Start at the first line of the material below and retype each line through the one containing "from bokeh.resources import INLINE", exactly.
═════ COLLECTED MATERIAL ═════
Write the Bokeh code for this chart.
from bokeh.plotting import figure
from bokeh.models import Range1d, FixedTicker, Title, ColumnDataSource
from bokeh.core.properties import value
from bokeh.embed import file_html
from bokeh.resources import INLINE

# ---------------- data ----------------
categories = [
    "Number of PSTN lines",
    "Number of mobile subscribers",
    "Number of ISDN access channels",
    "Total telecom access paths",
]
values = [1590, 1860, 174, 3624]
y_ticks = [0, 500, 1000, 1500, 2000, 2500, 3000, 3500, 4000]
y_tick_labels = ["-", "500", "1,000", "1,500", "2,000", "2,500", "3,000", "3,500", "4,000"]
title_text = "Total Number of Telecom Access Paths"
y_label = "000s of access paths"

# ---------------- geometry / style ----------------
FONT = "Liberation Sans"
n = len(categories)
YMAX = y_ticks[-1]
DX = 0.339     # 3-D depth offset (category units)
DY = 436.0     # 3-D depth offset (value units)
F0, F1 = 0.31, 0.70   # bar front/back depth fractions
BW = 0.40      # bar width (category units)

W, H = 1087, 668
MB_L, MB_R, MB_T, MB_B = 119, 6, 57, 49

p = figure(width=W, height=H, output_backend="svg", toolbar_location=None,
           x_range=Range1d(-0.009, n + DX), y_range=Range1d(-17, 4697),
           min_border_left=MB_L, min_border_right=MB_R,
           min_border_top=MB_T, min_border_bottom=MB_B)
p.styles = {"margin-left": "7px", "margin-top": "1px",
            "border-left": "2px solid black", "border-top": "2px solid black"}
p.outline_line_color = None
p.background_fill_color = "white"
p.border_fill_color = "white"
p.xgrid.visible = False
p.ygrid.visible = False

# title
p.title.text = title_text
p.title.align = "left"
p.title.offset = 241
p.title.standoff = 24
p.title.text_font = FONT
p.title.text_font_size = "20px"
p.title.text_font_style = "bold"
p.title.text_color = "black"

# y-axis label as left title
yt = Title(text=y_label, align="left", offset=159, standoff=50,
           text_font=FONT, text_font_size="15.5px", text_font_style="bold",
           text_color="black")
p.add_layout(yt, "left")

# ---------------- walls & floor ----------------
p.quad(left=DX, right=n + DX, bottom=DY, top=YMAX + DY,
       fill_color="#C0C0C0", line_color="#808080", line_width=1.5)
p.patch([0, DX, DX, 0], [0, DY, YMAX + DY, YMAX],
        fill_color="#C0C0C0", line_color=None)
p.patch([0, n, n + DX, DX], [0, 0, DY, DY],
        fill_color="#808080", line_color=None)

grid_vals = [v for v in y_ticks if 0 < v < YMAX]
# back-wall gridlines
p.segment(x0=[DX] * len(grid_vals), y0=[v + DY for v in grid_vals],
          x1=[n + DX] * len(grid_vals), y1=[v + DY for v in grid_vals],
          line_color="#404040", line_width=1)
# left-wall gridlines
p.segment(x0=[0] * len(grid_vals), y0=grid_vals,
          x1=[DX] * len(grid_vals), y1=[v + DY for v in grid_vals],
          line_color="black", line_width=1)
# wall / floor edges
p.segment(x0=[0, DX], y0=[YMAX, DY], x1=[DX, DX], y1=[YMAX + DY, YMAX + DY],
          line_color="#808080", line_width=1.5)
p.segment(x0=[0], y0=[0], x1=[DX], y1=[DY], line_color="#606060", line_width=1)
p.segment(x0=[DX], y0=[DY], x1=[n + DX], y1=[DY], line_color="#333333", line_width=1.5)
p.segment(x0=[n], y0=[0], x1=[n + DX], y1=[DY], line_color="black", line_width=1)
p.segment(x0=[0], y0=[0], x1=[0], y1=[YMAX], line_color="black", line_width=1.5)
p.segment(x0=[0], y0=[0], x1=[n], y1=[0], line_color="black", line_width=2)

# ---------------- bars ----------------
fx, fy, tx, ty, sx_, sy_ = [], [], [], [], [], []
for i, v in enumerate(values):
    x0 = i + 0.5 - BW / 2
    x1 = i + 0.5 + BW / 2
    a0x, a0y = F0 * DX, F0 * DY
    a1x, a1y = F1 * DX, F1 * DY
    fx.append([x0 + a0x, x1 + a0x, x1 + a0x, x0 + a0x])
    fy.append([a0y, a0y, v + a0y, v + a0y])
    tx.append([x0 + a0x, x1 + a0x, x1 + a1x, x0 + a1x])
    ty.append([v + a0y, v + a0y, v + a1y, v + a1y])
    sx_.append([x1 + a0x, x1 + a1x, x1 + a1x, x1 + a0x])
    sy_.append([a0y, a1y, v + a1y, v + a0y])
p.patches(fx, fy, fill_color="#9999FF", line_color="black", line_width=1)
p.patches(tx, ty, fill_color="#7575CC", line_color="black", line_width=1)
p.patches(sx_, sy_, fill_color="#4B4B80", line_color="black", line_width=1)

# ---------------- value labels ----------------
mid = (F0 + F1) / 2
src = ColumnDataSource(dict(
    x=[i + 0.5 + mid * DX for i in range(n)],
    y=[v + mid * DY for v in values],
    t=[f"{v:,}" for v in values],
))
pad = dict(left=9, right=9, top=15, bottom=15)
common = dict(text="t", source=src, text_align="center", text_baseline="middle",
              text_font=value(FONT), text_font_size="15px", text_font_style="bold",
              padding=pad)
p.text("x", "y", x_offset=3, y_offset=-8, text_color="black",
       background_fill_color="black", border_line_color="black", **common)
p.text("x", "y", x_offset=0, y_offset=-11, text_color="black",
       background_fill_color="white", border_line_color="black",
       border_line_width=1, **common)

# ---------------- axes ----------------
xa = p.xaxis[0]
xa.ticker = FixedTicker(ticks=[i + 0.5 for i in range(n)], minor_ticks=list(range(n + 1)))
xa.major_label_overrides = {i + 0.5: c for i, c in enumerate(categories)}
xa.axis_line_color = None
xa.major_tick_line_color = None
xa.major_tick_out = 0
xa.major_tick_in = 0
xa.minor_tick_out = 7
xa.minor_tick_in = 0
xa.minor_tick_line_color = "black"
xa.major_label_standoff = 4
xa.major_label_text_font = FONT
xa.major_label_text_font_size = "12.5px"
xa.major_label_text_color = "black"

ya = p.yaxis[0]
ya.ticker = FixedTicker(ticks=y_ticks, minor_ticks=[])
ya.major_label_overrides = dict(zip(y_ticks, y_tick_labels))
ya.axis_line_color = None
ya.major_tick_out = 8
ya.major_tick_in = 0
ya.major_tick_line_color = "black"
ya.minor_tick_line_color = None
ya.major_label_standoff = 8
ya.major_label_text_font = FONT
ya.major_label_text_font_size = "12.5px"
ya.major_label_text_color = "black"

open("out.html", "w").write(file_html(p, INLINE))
═════
TASK OUTPUT:
Write the Bokeh code for this chart.
from bokeh.plotting import figure
from bokeh.models import Range1d, FixedTicker, Title, ColumnDataSource
from bokeh.core.properties import value
from bokeh.embed import file_html
from bokeh.resources import INLINE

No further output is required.